* BEGIN DATA TO USE *

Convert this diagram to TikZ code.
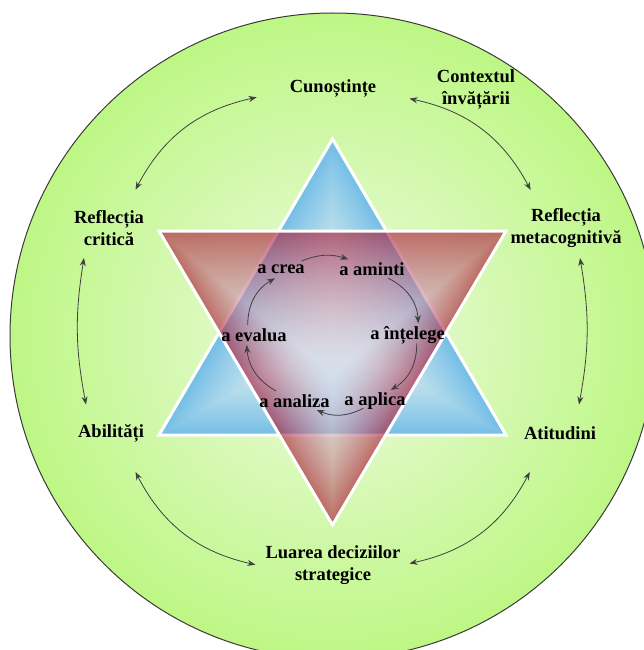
\documentclass[tikz,border=0pt]{standalone}
\usepackage{fontspec}
\setmainfont{Liberation Serif}
\usetikzlibrary{arrows.meta}
\definecolor{ringline}{HTML}{3A3A3A}
\definecolor{greenin}{HTML}{EEFAE2}
\definecolor{greenout}{HTML}{BEF785}
\definecolor{bluein}{HTML}{D8ECF0}
\definecolor{blueout}{HTML}{74BEE6}
\definecolor{redin}{HTML}{DCDCEA}
\definecolor{redout}{HTML}{AE1C38}
\definecolor{arrowgray}{HTML}{404040}
\tikzset{
  lbl/.style={font=\fontsize{18.5}{22}\selectfont\bfseries, align=center, inner sep=0pt},
  link/.style={draw=arrowgray, line width=0.8pt,
    {Stealth[length=8pt,width=6pt]}-{Stealth[length=8pt,width=6pt]}},
  cyc/.style={draw=arrowgray, line width=0.8pt, -{Stealth[length=8pt,width=6pt]}},
  rim/.style={white, line width=3pt, line join=miter},
}
\begin{document}
\begin{tikzpicture}[x=1pt,y=-1pt]
\useasboundingbox (0,0) rectangle (644,650);
\fill[white] (0,0) rectangle (644,650);

% green disc
\begin{scope}
  \clip (0,0) rectangle (644,650);
  \shade[inner color=greenin, outer color=greenout] (333,336) circle[radius=323];
  \draw[ringline, line width=1pt] (333,336) circle[radius=323];
\end{scope}

% upward triangle: colour runs from its centre out to the edges
\foreach \i in {0,...,47} {
  \pgfmathsetmacro\s{1-\i/48}
  \pgfmathsetmacro\p{100*\s^1.8}
  \fill[blueout!\p!bluein, shift={(332.5,336)}, scale=\s]
    (0,-197) -- (-173.5,99) -- (173.5,99) -- cycle;
}
\draw[rim] (332.5,139) -- (159,435) -- (506,435) -- cycle;

% downward triangle, translucent over the upward one
\begin{scope}[transparency group, opacity=0.63]
  \foreach \i in {0,...,47} {
    \pgfmathsetmacro\s{1-\i/48}
    \pgfmathsetmacro\p{100*\s^1.6}
    \fill[redout!\p!redin, shift={(332.5,375)}, scale=\s]
      (-173.5,-144) -- (173.5,-144) -- (0,150) -- cycle;
  }
\end{scope}
\draw[rim] (159,231) -- (506,231) -- (332.5,525) -- cycle;

% outer ring of labels
\node[lbl] (cun)  at (333,88)  {Cunoștințe};
\node[lbl] (ctx)  at (476,89)  {Contextul\\învățării};
\node[lbl] (crit) at (109,228) {Reflecția\\critică};
\node[lbl] (meta) at (566,228) {Reflecția\\metacognitivă};
\node[lbl] (abil) at (111,433) {Abilități};
\node[lbl] (atit) at (560,433) {Atitudini};
\node[lbl] (luar) at (333,565) {Luarea deciziilor\\strategice};

% inner cycle of labels
\node[lbl] (crea) at (281,269)   {a crea};
\node[lbl] (amin) at (372,269)   {a aminti};
\node[lbl] (inte) at (407.5,335) {a înțelege};
\node[lbl] (apli) at (375,401)   {a aplica};
\node[lbl] (anal) at (294.5,401) {a analiza};
\node[lbl] (eval) at (254,335)   {a evalua};

% two-way links between outer labels
\draw[link] ([shift={(-76.3,9.3)}]cun.center)  to[bend right=25] ([shift={(26.5,-38.3)}]crit.center);
\draw[link] ([shift={(76.5,10.6)}]cun.center)  to[bend left=25]  ([shift={(-35.4,-38)}]meta.center);
\draw[link] ([shift={(-25,30)}]crit.center)    to[bend right=10] ([shift={(-25,-28.5)}]abil.center);
\draw[link] ([shift={(14,30)}]meta.center)     to[bend left=10]  ([shift={(19,-28.5)}]atit.center);
\draw[link] ([shift={(24.5,39)}]abil.center)   to[bend right=25] ([shift={(-77.6,-0.3)}]luar.center);
\draw[link] ([shift={(-30.2,39)}]atit.center)  to[bend left=25]  ([shift={(76.5,-1.5)}]luar.center);

% one-way cycle in the middle
\draw[cyc] ([shift={(20.7,-8)}]crea.center)   to[bend left=20] ([shift={(-23.7,-9.7)}]amin.center);
\draw[cyc] ([shift={(16.3,9.3)}]amin.center)  to[bend left=30] ([shift={(10.8,-11.7)}]inte.center);
\draw[cyc] ([shift={(9.2,8.3)}]inte.center)   to[bend left=30] ([shift={(15.7,-11)}]apli.center);
\draw[cyc] ([shift={(-11.7,7.3)}]apli.center) to[bend left=25] ([shift={(22.2,9)}]anal.center);
\draw[cyc] ([shift={(-18.5,-10)}]anal.center) to[bend left=28] ([shift={(-7.3,10)}]eval.center);
\draw[cyc] ([shift={(-6.3,-10)}]eval.center)  to[bend left=30] ([shift={(-6,9.3)}]crea.center);
\end{tikzpicture}
\end{document}
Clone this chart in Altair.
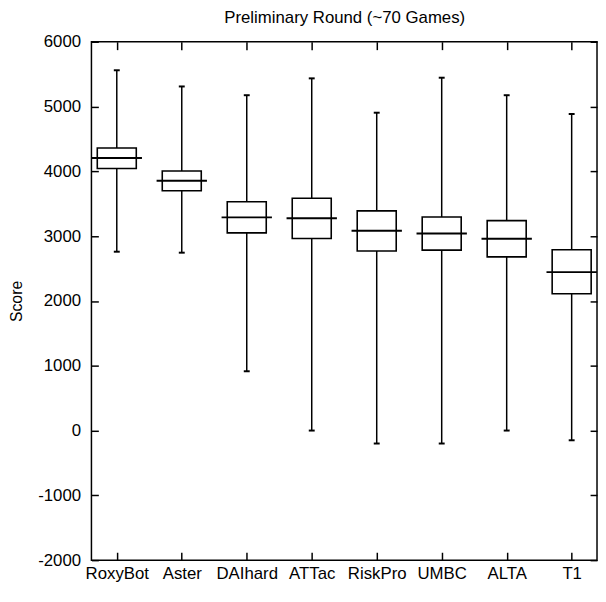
import altair as alt
import pandas as pd

teams = ["RoxyBot", "Aster", "DAIhard", "ATTac", "RiskPro", "UMBC", "ALTA", "T1"]
whisker_hi = [5560, 5310, 5175, 5435, 4905, 5445, 5175, 4885]
q3 = [4360, 4005, 3530, 3585, 3390, 3295, 3240, 2790]
median = [4205, 3855, 3290, 3275, 3085, 3040, 2960, 2445]
q1 = [4045, 3700, 3050, 2965, 2770, 2785, 2680, 2110]
whisker_lo = [2760, 2745, 915, 0, -200, -200, 0, -150]
y_ticks = [-2000, -1000, 0, 1000, 2000, 3000, 4000, 5000, 6000]
chart_title = "Preliminary Round (~70 Games)"

df = pd.DataFrame({"team": teams, "hi": whisker_hi, "q3": q3, "med": median,
                   "q1": q1, "lo": whisker_lo})

FONT = "Liberation Sans"
xs = alt.Scale(domain=teams, type="point", padding=0.39)
ys = alt.Scale(domain=[-2000, 6000], nice=False, zero=False)

x_bottom = alt.Axis(orient="bottom", title=None, offset=-8, tickSize=8, domain=False,
                    grid=False, labelFontSize=17, labelFont=FONT, labelColor="black",
                    labelPadding=6, labelAngle=0, tickColor="black", tickWidth=1.5)
x_top = alt.Axis(orient="top", title=chart_title, offset=-8, tickSize=8, domain=False,
                 grid=False, labels=False, tickColor="black", tickWidth=1.5,
                 titleFont=FONT, titleFontSize=17, titleFontWeight="normal",
                 titleColor="black", titlePadding=15)
y_left = alt.Axis(orient="left", title="Score", values=y_ticks, offset=-7, tickSize=7,
                  domain=False, grid=False, labelFontSize=17, labelFont=FONT,
                  labelColor="black", labelPadding=11, tickColor="black", tickWidth=1.5,
                  labelExpr="'' + datum.value",
                  titleFont=FONT, titleFontSize=16, titleFontWeight="normal",
                  titleColor="black", titlePadding=13)
y_right = alt.Axis(orient="right", title=None, values=y_ticks, offset=-7, tickSize=7,
                   domain=False, grid=False, labels=False, tickColor="black", tickWidth=1.5)

base = alt.Chart(df)

whiskers = base.mark_rule(color="black", strokeWidth=1.5).encode(
    x=alt.X("team:N", scale=xs, axis=x_bottom, sort=teams),
    y=alt.Y("lo:Q", scale=ys, axis=y_left),
    y2="hi:Q",
)

boxes = base.mark_bar(size=39.5, fill="white", stroke="black", strokeWidth=1.6,
                      opacity=1).encode(
    x=alt.X("team:N", scale=xs, axis=None, sort=teams),
    y=alt.Y("q1:Q", scale=ys, axis=None),
    y2="q3:Q",
)

medians = base.mark_tick(color="black", size=51, thickness=2, opacity=1).encode(
    x=alt.X("team:N", scale=xs, axis=x_top, sort=teams),
    y=alt.Y("med:Q", scale=ys, axis=y_right),
)

caps_hi = base.mark_tick(color="black", size=6, thickness=2, opacity=1).encode(
    x=alt.X("team:N", scale=xs, axis=None, sort=teams),
    y=alt.Y("hi:Q", scale=ys, axis=None),
)
caps_lo = base.mark_tick(color="black", size=6, thickness=2, opacity=1).encode(
    x=alt.X("team:N", scale=xs, axis=None, sort=teams),
    y=alt.Y("lo:Q", scale=ys, axis=None),
)

chart = alt.layer(whiskers, boxes, medians, caps_hi, caps_lo).resolve_axis(
    x="independent", y="independent"
).properties(
    width=512,
    height=525,
    autosize=alt.AutoSizeParams(type="none"),
    padding={"left": 84.5, "top": 30.5, "right": 1, "bottom": 23.5},
).configure_view(stroke="black", strokeWidth=1.5)

chart.save("out.html", embed_options={"renderer": "svg", "actions": False})
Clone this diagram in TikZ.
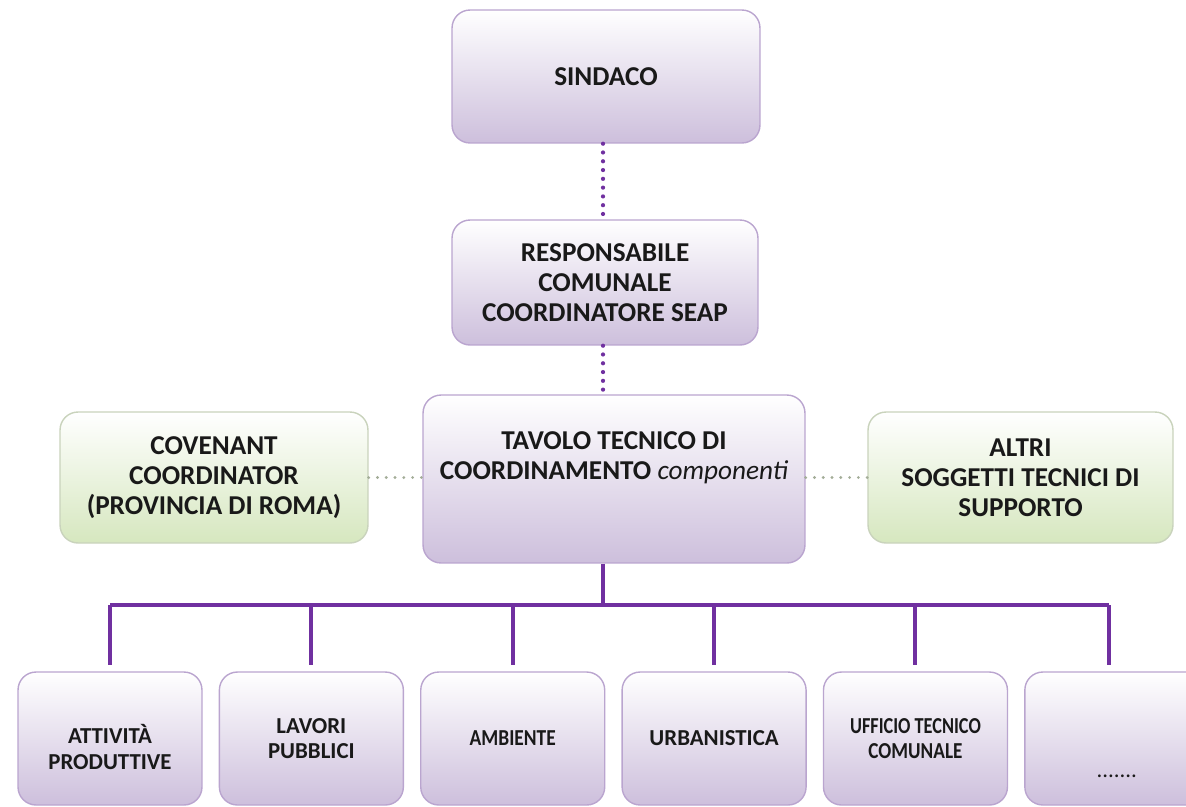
\documentclass[tikz,border=0pt]{standalone}
\usepackage{fontspec}
\setmainfont{Carlito}
\usetikzlibrary{positioning}
\definecolor{lineviola}{HTML}{7030A0}
\definecolor{fillviola}{HTML}{CDBFDC}
\definecolor{drawviola}{HTML}{BAA5CF}
\definecolor{fillverde}{HTML}{D6E7BF}
\definecolor{drawverde}{HTML}{C9D3BC}
\definecolor{dotverde}{HTML}{A3AD98}
\tikzstyle{ente} = [rectangle, rounded corners=0.36cm, draw=drawviola, line width=0.8pt, top color=white, bottom color=fillviola, align=center, text=black!90, font=\fontsize{15.5}{17}\selectfont\bfseries]
\tikzstyle{esterno} = [ente, draw=drawverde, top color=white, bottom color=fillverde]
\tikzstyle{settore} = [ente, minimum width=3.68cm, minimum height=2.66cm, font=\fontsize{13}{14.7}\selectfont\bfseries]
\tikzstyle{link} = [line width=2.3pt, draw=lineviola]
\tikzstyle{dots} = [line width=2.4pt, draw=lineviola, dash pattern=on 0pt off 5pt, line cap=round]
\tikzstyle{sidedots} = [line width=1.8pt, draw=dotverde, dash pattern=on 0pt off 5pt, line cap=round]

\begin{document}
\begin{tikzpicture}[x=0.02cm, y=-0.02cm]
    \useasboundingbox (0,0) rectangle (1186,806);
    \clip (0,0) rectangle (1186,806);
    \coordinate (spine) at (603,0);
    \coordinate (bus) at (603,605);

    \node (sindaco) [ente, minimum width=6.16cm, minimum height=2.66cm] at (606,76.5) {SINDACO};
    \node (responsabile) [ente, minimum width=6.12cm, minimum height=2.5cm] at (605,282.5) {RESPONSABILE\\COMUNALE\\COORDINATORE SEAP};
    \node (tavolo) [ente, minimum width=7.64cm, minimum height=3.36cm] at (614,479) {TAVOLO TECNICO DI\\COORDINAMENTO {\mdseries\itshape componenti}\\[0.35cm]};
    \node (covenant) [esterno, minimum width=6.16cm, minimum height=2.62cm] at (214,477.5) {COVENANT\\COORDINATOR\\(PROVINCIA DI ROMA)};
    \node (altri) [esterno, minimum width=6.1cm, minimum height=2.62cm] at (1020.5,477.5) {ALTRI\\SOGGETTI TECNICI DI\\SUPPORTO};

    \node (attivita) [settore] at (110,738.5) {\\[0.2cm]ATTIVITÀ\\PRODUTTIVE};
    \node (lavori) [settore, right=0.32cm of attivita] {LAVORI\\PUBBLICI};
    \node (ambiente) [settore, right=0.32cm of lavori] {\scalebox{0.85}[1]{AMBIENTE}};
    \node (urbanistica) [settore, right=0.32cm of ambiente] {URBANISTICA};
    \node (ufficio) [settore, right=0.32cm of urbanistica] {\scalebox{0.8}[1]{UFFICIO TECNICO}\\\scalebox{0.84}[1]{COMUNALE}};
    \node (altro) [settore, right=0.32cm of ufficio] {\strut\\[0.7cm]{\mdseries .......}};

    \draw [dots] (sindaco.south -| spine) -- (responsabile.north -| spine);
    \draw [dots] (responsabile.south -| spine) -- (tavolo.north -| spine);
    \draw [sidedots] (covenant.east) -- (tavolo.west |- covenant.east);
    \draw [sidedots] (tavolo.east |- altri.west) -- (altri.west);

    \draw [link] (tavolo.south -| bus) -- (bus);
    \draw [link] (attivita.north |- bus) -- ([xshift=-0.16cm]altro.north |- bus);
    \draw [link] (attivita.north |- bus) -- ([yshift=0.12cm]attivita.north);
    \draw [link] (lavori.north |- bus) -- ([yshift=0.12cm]lavori.north);
    \draw [link] (ambiente.north |- bus) -- ([yshift=0.12cm]ambiente.north);
    \draw [link] (urbanistica.north |- bus) -- ([yshift=0.12cm]urbanistica.north);
    \draw [link] (ufficio.north |- bus) -- ([yshift=0.12cm]ufficio.north);
    \draw [link] ([xshift=-0.16cm]altro.north |- bus) -- ([xshift=-0.16cm, yshift=0.12cm]altro.north);
\end{tikzpicture}
\end{document}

* END DATA TO USE *

* EXERCISE GOAL: Write out again exactly the lines from the start of the data above through the line containing "(506,435) -- cycle;", inclusive, excluding any pictures.

* EXERCISE OUTPUT:
Convert this diagram to TikZ code.
\documentclass[tikz,border=0pt]{standalone}
\usepackage{fontspec}
\setmainfont{Liberation Serif}
\usetikzlibrary{arrows.meta}
\definecolor{ringline}{HTML}{3A3A3A}
\definecolor{greenin}{HTML}{EEFAE2}
\definecolor{greenout}{HTML}{BEF785}
\definecolor{bluein}{HTML}{D8ECF0}
\definecolor{blueout}{HTML}{74BEE6}
\definecolor{redin}{HTML}{DCDCEA}
\definecolor{redout}{HTML}{AE1C38}
\definecolor{arrowgray}{HTML}{404040}
\tikzset{
  lbl/.style={font=\fontsize{18.5}{22}\selectfont\bfseries, align=center, inner sep=0pt},
  link/.style={draw=arrowgray, line width=0.8pt,
    {Stealth[length=8pt,width=6pt]}-{Stealth[length=8pt,width=6pt]}},
  cyc/.style={draw=arrowgray, line width=0.8pt, -{Stealth[length=8pt,width=6pt]}},
  rim/.style={white, line width=3pt, line join=miter},
}
\begin{document}
\begin{tikzpicture}[x=1pt,y=-1pt]
\useasboundingbox (0,0) rectangle (644,650);
\fill[white] (0,0) rectangle (644,650);

% green disc
\begin{scope}
  \clip (0,0) rectangle (644,650);
  \shade[inner color=greenin, outer color=greenout] (333,336) circle[radius=323];
  \draw[ringline, line width=1pt] (333,336) circle[radius=323];
\end{scope}

% upward triangle: colour runs from its centre out to the edges
\foreach \i in {0,...,47} {
  \pgfmathsetmacro\s{1-\i/48}
  \pgfmathsetmacro\p{100*\s^1.8}
  \fill[blueout!\p!bluein, shift={(332.5,336)}, scale=\s]
    (0,-197) -- (-173.5,99) -- (173.5,99) -- cycle;
}
\draw[rim] (332.5,139) -- (159,435) -- (506,435) -- cycle;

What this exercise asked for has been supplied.